- JOB
Retype the lines beneath this one, from the first through the line containing "plt.rcParams['font.family'] = ['Liberation". Pictures are left out.
— begin DATA EXCERPT —
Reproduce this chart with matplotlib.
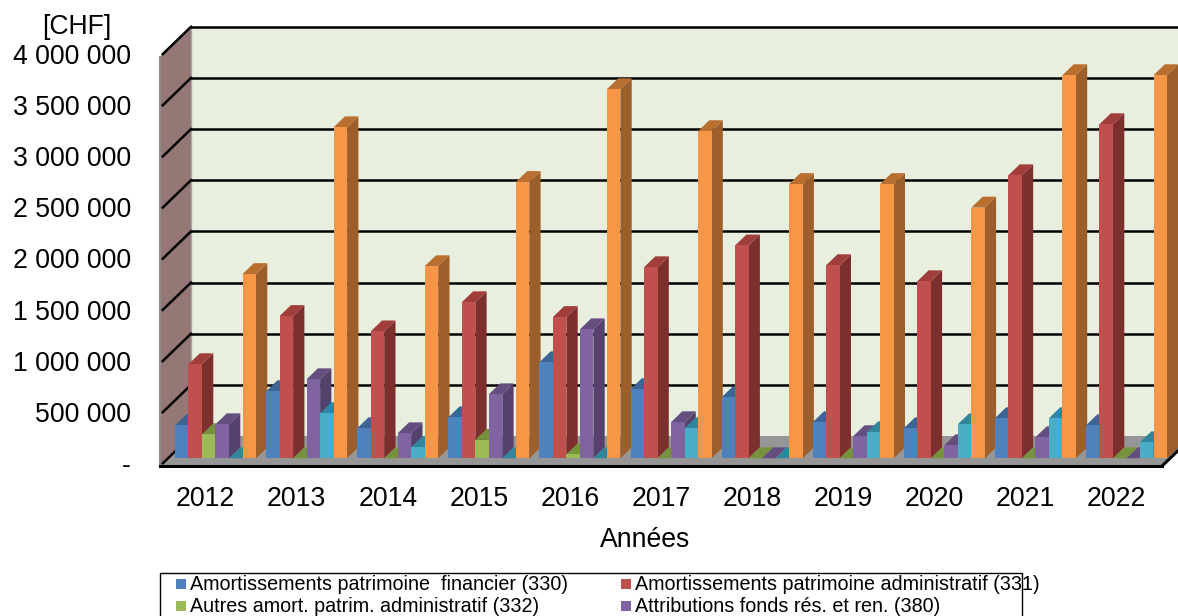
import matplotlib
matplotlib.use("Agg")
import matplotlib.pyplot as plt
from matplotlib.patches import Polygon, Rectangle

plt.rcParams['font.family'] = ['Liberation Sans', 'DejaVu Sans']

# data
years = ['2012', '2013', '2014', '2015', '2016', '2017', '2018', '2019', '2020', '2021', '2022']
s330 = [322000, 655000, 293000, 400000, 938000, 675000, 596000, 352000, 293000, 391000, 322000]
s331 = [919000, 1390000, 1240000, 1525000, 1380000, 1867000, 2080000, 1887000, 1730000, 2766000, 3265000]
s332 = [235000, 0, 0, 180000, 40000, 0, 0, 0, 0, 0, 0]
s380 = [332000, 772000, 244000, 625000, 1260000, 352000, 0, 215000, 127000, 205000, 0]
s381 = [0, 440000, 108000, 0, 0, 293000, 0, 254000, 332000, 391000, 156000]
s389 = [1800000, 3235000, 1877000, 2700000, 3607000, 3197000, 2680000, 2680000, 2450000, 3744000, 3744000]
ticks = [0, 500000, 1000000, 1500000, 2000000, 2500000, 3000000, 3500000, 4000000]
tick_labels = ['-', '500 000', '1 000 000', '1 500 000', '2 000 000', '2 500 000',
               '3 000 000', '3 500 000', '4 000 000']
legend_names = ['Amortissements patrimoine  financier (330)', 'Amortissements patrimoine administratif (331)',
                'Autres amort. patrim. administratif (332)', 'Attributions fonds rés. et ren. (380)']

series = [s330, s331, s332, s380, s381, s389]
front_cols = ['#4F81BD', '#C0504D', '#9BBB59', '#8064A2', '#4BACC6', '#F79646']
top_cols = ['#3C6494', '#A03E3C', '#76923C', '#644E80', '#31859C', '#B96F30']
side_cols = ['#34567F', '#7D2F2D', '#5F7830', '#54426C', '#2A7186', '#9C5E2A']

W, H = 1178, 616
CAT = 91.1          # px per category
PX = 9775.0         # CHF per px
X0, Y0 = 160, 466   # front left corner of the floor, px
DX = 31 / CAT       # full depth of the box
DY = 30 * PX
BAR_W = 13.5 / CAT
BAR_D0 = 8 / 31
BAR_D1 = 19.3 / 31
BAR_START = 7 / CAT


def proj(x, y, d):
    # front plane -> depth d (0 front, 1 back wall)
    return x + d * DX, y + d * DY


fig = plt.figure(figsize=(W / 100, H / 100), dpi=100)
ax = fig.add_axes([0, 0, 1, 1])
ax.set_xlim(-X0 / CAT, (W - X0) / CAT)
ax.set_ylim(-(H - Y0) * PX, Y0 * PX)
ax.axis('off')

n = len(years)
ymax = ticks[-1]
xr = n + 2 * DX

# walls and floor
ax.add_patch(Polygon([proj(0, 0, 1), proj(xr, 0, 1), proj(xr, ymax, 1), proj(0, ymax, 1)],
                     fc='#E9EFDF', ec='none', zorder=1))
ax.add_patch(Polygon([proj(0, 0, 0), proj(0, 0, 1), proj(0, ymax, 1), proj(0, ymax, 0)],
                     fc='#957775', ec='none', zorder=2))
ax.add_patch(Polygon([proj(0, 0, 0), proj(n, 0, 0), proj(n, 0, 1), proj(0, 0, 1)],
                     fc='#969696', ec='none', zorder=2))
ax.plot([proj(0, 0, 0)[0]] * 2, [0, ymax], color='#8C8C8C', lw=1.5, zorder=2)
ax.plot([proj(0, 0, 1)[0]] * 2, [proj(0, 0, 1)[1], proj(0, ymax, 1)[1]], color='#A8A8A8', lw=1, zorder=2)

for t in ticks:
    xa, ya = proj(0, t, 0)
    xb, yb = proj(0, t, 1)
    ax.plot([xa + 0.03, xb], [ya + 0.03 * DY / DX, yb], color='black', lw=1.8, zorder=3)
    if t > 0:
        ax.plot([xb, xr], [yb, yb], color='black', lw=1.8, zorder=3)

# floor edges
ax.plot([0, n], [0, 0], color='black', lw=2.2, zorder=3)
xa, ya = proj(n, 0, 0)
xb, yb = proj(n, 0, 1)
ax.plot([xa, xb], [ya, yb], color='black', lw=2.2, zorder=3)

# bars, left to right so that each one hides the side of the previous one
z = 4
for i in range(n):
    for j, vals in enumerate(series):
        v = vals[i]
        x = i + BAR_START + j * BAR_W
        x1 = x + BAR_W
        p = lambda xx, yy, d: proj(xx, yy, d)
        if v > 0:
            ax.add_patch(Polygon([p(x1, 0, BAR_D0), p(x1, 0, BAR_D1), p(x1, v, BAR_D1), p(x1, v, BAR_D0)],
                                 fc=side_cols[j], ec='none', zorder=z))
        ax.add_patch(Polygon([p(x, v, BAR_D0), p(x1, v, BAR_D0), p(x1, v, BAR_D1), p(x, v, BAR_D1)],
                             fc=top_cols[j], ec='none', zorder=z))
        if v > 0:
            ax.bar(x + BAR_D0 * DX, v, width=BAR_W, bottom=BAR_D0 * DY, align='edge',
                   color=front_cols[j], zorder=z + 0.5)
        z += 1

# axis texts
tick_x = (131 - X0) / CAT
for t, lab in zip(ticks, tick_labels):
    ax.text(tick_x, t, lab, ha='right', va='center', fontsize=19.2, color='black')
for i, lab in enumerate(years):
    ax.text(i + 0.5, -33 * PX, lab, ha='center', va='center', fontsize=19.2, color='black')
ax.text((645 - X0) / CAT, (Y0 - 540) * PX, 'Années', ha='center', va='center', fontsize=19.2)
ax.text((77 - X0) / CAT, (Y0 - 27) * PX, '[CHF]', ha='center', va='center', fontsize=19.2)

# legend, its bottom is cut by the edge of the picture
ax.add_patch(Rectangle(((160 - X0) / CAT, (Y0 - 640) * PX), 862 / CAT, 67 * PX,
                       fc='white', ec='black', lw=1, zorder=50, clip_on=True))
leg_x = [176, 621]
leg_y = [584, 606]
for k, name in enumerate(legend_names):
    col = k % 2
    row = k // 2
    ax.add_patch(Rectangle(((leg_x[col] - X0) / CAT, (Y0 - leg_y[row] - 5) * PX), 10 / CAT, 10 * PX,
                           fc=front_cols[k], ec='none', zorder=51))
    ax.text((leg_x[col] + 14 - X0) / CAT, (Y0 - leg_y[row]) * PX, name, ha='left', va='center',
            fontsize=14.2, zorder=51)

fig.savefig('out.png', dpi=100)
— end DATA EXCERPT —
- EXERCISE RESPONSE
Reproduce this chart with matplotlib.
import matplotlib
matplotlib.use("Agg")
import matplotlib.pyplot as plt
from matplotlib.patches import Polygon, Rectangle

plt.rcParams['font.family'] = ['Liberation Sans', 'DejaVu Sans']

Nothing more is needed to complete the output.